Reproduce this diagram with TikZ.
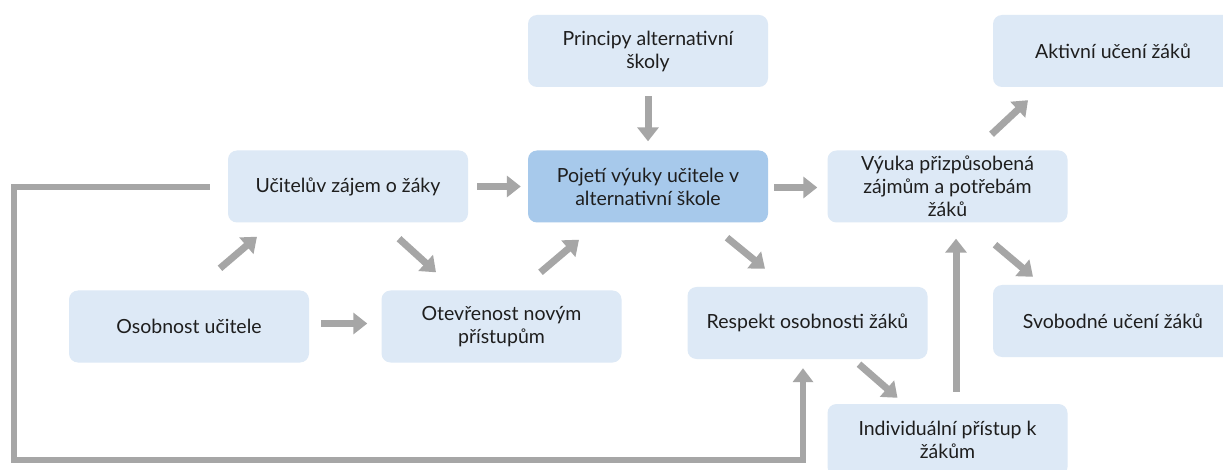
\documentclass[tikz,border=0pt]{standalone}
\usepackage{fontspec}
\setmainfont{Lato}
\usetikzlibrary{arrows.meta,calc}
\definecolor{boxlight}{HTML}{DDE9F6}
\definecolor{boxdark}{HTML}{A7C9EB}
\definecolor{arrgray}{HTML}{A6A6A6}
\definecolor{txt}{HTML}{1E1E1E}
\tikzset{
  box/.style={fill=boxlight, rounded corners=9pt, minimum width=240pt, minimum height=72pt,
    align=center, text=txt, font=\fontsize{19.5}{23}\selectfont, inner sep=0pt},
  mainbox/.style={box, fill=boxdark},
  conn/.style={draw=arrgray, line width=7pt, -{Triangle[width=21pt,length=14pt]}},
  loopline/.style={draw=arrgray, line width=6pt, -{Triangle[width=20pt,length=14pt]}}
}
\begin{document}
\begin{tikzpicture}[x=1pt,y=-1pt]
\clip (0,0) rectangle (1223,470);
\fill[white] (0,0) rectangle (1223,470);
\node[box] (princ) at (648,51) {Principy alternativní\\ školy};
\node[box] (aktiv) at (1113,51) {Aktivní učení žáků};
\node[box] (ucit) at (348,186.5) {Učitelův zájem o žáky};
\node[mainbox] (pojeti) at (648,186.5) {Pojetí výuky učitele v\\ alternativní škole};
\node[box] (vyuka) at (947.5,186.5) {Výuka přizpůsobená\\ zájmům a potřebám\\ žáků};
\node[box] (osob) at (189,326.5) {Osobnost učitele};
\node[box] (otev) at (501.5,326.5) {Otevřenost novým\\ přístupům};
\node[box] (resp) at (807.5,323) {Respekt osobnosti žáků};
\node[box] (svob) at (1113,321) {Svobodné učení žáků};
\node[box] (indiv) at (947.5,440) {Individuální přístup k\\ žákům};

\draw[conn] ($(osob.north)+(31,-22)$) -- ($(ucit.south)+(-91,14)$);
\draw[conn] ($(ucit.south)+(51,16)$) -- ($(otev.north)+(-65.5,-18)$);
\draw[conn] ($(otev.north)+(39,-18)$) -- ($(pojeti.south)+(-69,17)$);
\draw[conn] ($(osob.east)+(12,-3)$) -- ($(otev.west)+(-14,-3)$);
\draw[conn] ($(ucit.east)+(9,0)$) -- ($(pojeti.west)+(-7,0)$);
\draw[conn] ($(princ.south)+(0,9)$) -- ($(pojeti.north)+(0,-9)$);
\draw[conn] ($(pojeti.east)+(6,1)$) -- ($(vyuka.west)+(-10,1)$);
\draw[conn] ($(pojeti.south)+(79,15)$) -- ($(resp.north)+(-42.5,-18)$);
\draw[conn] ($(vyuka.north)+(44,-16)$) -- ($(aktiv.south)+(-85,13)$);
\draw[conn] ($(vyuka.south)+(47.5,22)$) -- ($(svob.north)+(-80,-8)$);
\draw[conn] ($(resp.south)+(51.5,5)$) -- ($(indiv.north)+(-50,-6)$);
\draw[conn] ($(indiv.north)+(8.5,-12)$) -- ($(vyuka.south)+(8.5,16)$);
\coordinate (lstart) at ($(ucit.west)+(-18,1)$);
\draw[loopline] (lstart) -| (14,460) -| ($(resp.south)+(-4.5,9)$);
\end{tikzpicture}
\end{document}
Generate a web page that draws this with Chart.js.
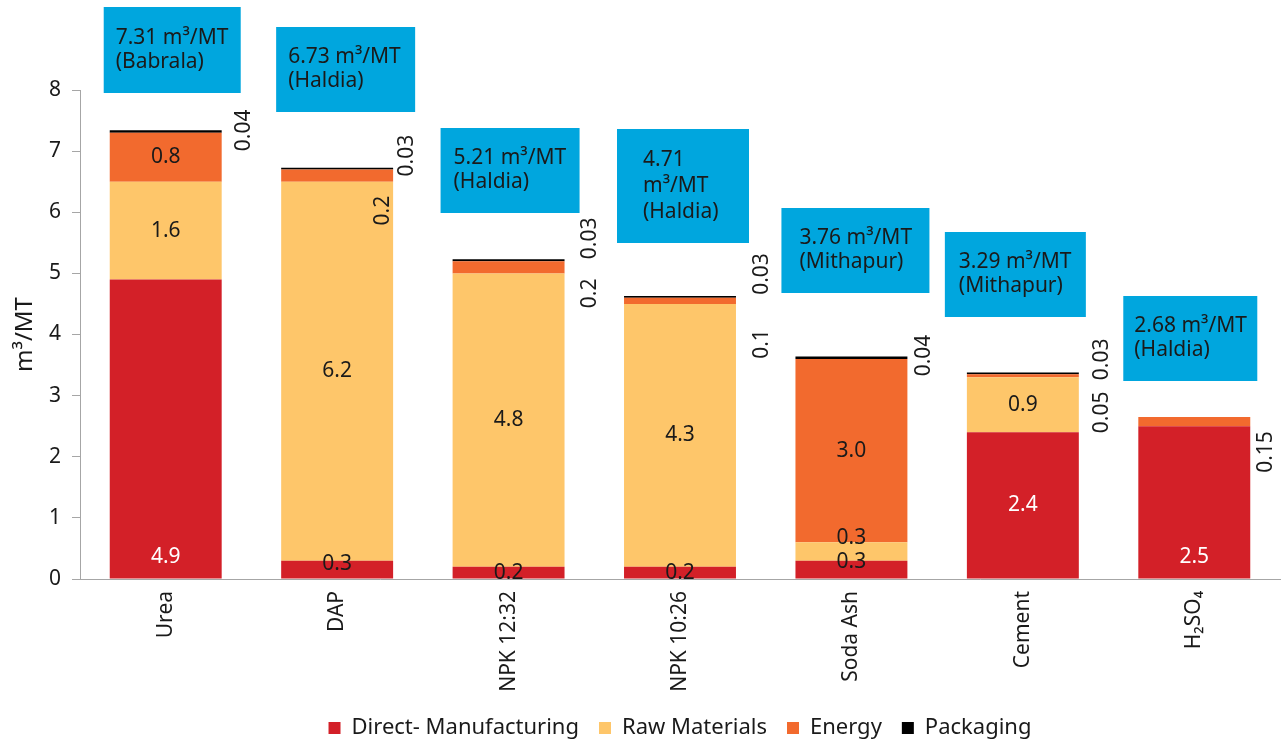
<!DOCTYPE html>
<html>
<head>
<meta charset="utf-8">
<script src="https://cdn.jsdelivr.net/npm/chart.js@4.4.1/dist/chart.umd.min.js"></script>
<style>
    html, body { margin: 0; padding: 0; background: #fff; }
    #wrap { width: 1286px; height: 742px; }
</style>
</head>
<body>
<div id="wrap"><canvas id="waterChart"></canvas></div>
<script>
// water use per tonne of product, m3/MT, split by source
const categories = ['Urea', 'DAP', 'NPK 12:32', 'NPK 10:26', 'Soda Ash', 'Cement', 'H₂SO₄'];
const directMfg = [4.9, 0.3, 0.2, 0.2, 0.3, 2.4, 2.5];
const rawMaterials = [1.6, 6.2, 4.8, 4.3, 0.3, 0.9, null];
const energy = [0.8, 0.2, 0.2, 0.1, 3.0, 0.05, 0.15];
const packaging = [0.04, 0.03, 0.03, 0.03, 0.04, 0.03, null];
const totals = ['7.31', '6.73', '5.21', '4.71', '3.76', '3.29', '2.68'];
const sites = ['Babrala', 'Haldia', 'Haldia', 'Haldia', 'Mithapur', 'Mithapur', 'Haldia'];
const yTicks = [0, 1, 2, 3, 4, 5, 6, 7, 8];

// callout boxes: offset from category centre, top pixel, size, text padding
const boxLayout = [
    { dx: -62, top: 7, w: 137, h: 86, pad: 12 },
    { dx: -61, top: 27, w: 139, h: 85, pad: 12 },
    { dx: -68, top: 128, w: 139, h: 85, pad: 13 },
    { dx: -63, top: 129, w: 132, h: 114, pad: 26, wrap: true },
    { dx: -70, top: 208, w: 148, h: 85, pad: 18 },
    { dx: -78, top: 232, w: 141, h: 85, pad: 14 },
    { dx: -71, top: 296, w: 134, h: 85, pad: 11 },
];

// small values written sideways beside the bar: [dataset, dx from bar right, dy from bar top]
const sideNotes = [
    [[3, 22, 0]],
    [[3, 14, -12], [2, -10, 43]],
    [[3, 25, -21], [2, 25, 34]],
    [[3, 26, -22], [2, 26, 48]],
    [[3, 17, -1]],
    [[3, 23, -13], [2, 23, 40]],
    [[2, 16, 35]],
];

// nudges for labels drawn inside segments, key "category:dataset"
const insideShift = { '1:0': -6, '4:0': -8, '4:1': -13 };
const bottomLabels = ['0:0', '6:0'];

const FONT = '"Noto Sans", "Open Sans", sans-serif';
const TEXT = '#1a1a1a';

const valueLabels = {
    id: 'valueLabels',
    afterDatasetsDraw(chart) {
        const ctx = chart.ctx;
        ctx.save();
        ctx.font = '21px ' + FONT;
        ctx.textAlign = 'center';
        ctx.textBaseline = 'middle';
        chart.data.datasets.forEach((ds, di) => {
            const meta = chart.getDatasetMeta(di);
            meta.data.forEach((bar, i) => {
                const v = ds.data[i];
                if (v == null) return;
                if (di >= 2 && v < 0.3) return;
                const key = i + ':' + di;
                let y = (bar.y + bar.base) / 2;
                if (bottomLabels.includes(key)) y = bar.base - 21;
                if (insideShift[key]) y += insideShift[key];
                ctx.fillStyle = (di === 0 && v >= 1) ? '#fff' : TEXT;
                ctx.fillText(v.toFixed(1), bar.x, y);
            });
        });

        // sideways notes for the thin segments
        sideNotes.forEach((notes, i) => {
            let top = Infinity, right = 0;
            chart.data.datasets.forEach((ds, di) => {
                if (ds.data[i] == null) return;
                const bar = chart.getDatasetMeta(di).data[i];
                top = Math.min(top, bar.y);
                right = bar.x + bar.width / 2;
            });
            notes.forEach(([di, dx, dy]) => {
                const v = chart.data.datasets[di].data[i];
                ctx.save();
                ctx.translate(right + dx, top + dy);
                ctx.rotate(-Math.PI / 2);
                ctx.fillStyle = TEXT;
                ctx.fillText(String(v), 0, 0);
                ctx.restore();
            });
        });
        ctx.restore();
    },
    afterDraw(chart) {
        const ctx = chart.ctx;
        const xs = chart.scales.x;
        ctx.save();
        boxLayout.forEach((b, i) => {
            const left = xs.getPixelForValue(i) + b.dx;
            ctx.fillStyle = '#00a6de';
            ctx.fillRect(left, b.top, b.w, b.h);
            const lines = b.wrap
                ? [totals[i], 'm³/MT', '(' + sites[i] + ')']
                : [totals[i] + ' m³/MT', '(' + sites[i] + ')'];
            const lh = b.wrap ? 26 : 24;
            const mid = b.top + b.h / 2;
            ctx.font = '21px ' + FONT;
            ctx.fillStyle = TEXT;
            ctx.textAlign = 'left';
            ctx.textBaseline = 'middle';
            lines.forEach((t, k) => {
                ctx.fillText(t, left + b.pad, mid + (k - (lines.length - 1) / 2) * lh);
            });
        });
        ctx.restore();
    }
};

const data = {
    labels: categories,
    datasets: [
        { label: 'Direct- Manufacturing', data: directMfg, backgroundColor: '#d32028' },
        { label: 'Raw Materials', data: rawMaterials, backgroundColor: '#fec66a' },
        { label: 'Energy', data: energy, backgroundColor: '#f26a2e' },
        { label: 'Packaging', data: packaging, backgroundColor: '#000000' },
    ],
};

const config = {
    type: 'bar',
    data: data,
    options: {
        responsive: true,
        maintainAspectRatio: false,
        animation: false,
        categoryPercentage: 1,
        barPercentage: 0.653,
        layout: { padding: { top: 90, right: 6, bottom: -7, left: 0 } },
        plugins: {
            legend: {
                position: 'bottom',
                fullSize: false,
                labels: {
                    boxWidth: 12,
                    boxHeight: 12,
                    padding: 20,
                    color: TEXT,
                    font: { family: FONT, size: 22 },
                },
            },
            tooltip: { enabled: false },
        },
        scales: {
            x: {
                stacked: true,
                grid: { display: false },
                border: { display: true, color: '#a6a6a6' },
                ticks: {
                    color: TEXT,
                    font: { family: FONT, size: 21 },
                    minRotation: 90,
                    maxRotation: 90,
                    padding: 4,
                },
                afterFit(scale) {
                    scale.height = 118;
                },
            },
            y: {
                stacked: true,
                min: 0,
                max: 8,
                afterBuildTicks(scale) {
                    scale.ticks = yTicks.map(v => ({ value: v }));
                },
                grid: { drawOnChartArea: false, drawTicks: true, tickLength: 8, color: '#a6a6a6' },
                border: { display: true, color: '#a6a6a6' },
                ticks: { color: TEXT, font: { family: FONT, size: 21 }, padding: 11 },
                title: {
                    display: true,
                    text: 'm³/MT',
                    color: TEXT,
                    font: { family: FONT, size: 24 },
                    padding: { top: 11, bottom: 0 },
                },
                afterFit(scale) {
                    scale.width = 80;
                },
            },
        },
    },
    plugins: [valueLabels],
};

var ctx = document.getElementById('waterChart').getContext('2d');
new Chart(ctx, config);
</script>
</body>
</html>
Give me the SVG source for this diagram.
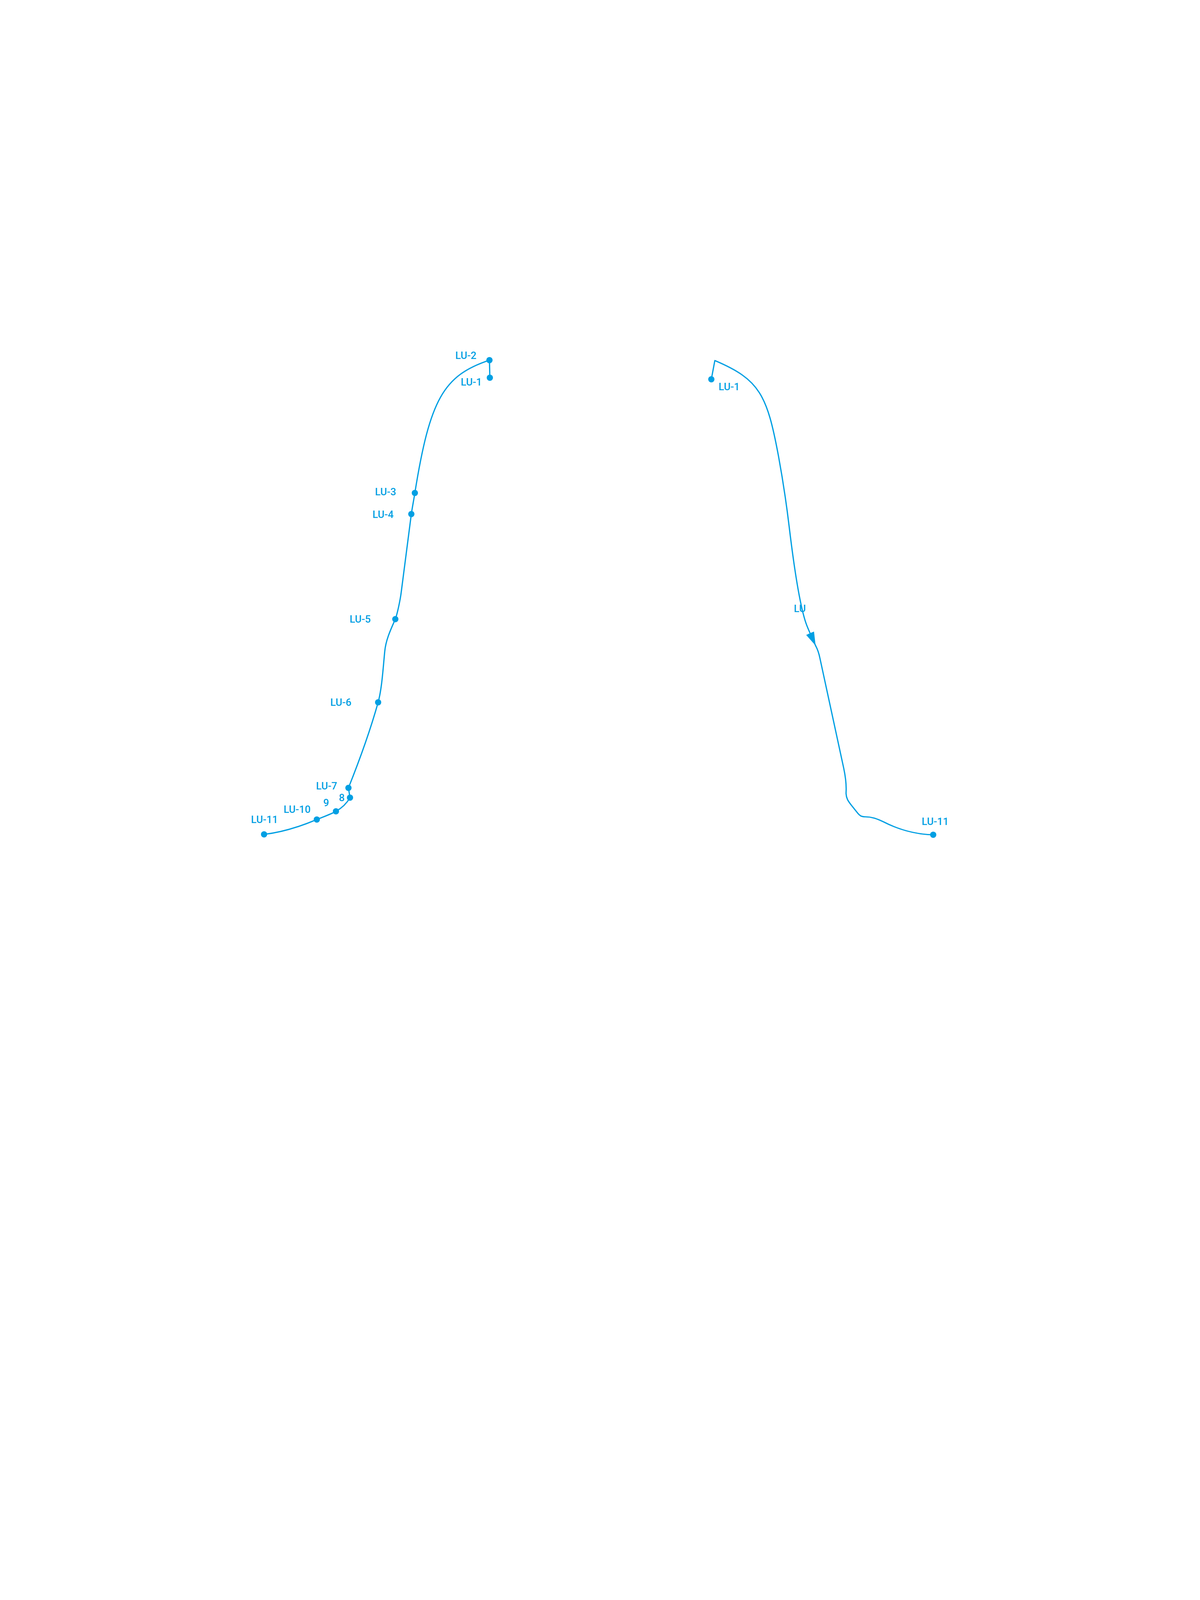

◇ ◇ ◇ ◇

→ Job
Copy each line of the listing that holds the word "this".

→ Task result
Reproduce this diagram with TikZ.
Generate a web page that draws this with Chart.js.
Give me the SVG source for this diagram.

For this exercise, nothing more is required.